Using a simple wireless sensor node (Arduino and ESP-13 module), we can write a program to configure the ESP-13 module to work as a soft access point to sniff probe requests. Moreover, the sensor communicates data inside the probe requests (signal strength and MAC address) with the centralized server for future analysis and location prediction.
For better power management and prolonging battery life, the server can configure the devices in terms of the frequency of sending data and/or active/sleep mode. For example, the server may change the mode of the device from active to sleep mode.
Real-time Localisation Approach based on a four-layer deep neural network
Before building a prediction model, we need to generate a labelled dataset using some users' devices. To get a labelled dataset, it is required to grid the area into a two-dimensional array. Then, some users use a developed mobile app to send their location at a specific time, and the server uses MAC address and time to label the dataset. We applied the following rules to clean the data. 1- Under certain circumstances (e.g., limited/no Internet connection), APs could not send data, which affects the quality of the prediction model accuracy. Therefore, the records not containing MIN_NO_RSSs greater than -100 will be excluded.
2- We did not use the actual RSSs values but instead normalised the values using Zscore and removing any outliers.
Finally, a four-layer deep neural network classifier. The classifier is used twice in parallel to predict x and y. The input layer has the no_AP nodes, which is the number of APs that contribute to fingerprint records. Then, three hidden layers with a power of 2 nodes. Finally, the output layer has only one node. To improve model generalization and reduce overfitting, we used the dropout regularisation method [5] in which, during training, in each layer, a random number of outputs are dropped out.
Experiments
Experiments conducted on the Murdoch University campus with results showing that the proposal improves the lifetime of wireless sensor nodes by up to 412% compared to existing architectures [4]. Moreover, network traffic is improved by up to 38% without affecting data freshness. Finally, storage space for the database at the server is reduced by up to 99%. Based on the prediction approach, accuracy reached 98%.
Conclusion
There is an urgent need for real-time crowd measurement for open areas that don’t have GPS and/or well-established infrastructure. WIFI RSS-based methods outperform other methods when it comes to the scalability, cost, availability, and precision of data. It explained how smart cities can utilize existing street furniture to provide a better understanding of pedestrians’ movements and flow in real-time using RSS.

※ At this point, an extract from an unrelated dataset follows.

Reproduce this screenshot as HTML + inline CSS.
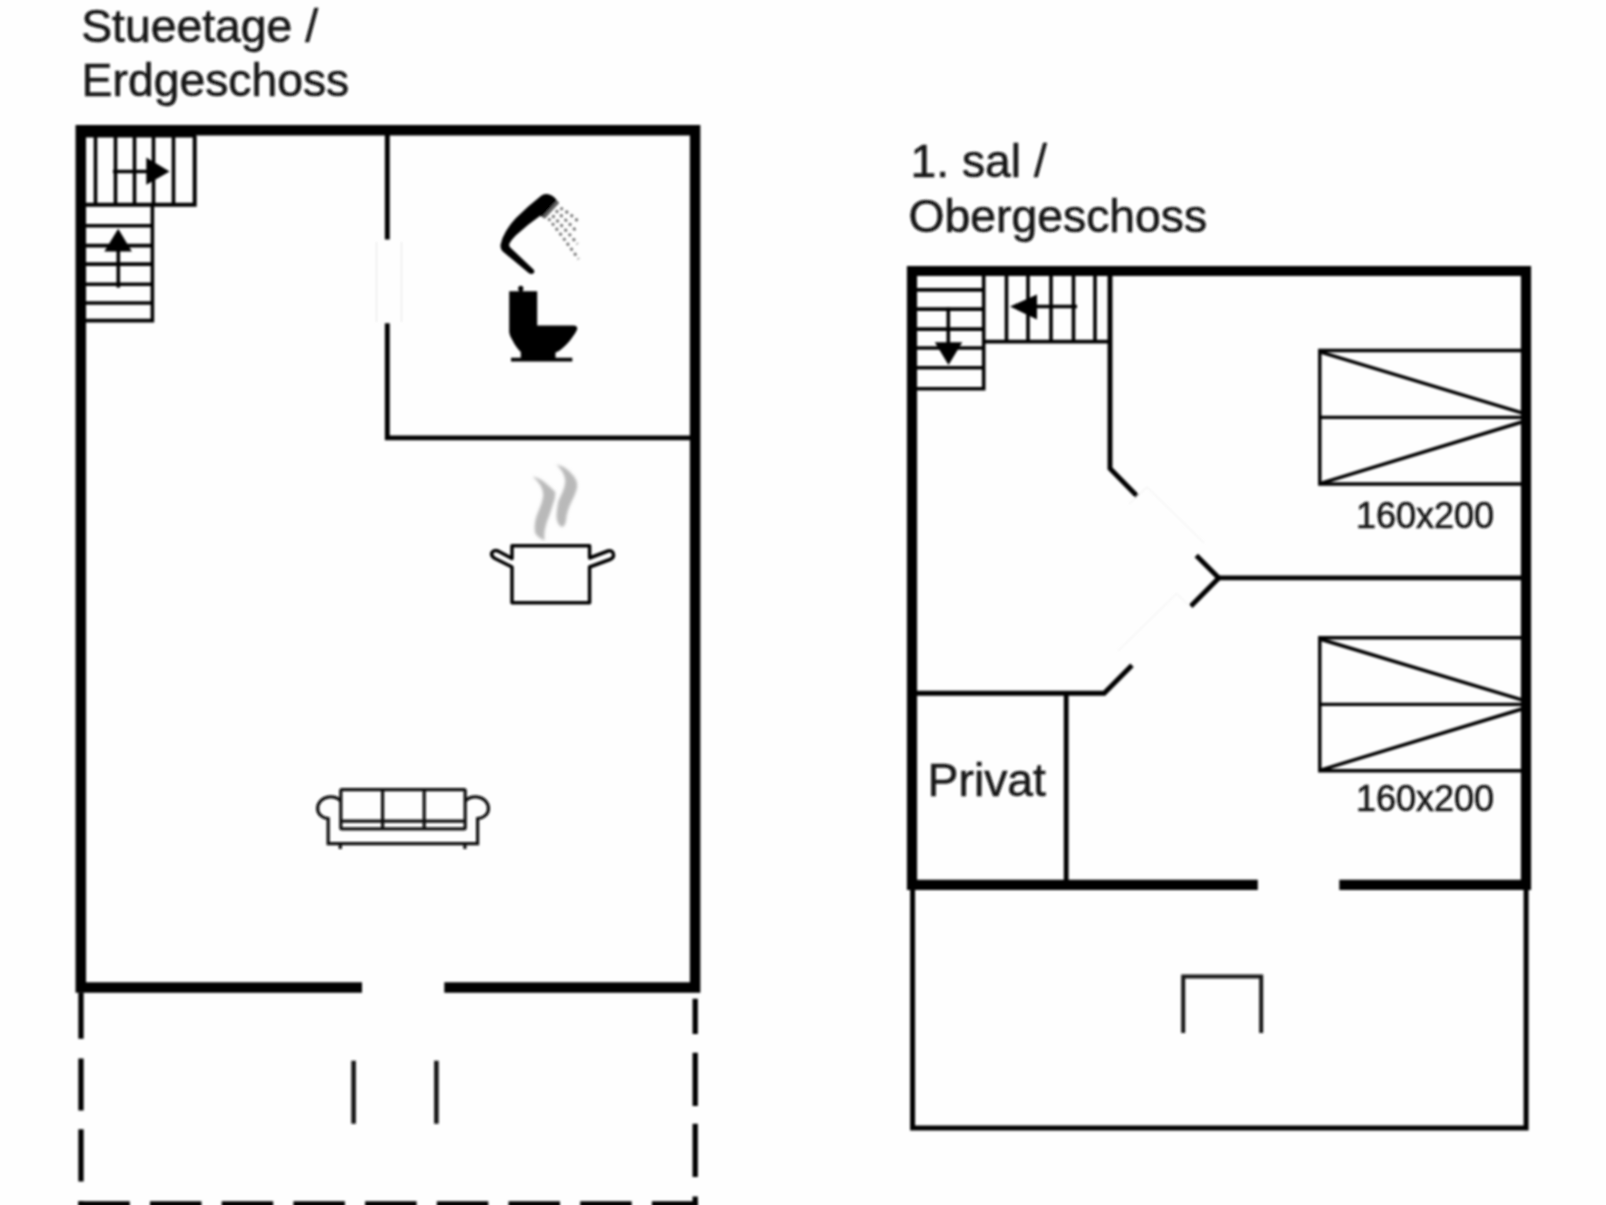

An efficient WSN architecture for smart street furniture was presented to reduce power consumption, storage, and network traffic without affecting data freshness. A localization approach that uses data cleaning, feature engineering, and a four-layer deep neural network classifier was provided. The approach achieves 98% accuracy.
References
[1] Ali, Mohamed (2020) Real-time localisation system for GPS denied open areas using smart street furniture. Ph.D. thesis, Murdoch University.https://researchrepository.murdoch.edu.au/id/eprint/59730/
[2] Freudiger, Julien. “How talkative is your mobile device? An experimental study of Wi-Fi probe requests.” Proceedings of the 8th ACM Conference on Security & Privacy in Wireless and Mobile Networks. 2015.
[3] https://hal.inria.fr/hal-01575519v2/document
[4] Nassar, Mohamed A., et al. “Adaptive low-power Wireless Sensor Network architecture for smart street furniture-based crowd and environmental measurements.” 2019 IEEE 20th International Symposium on” A World of Wireless, Mobile and Multimedia Networks”(WoWMoM). IEEE, 2019.
[5] Pham, V., et al. Dropout improves recurrent neural networks for handwriting recognition. in 2014 14th International Conference on Frontiers in Handwriting Recognition. 2014. IEEE.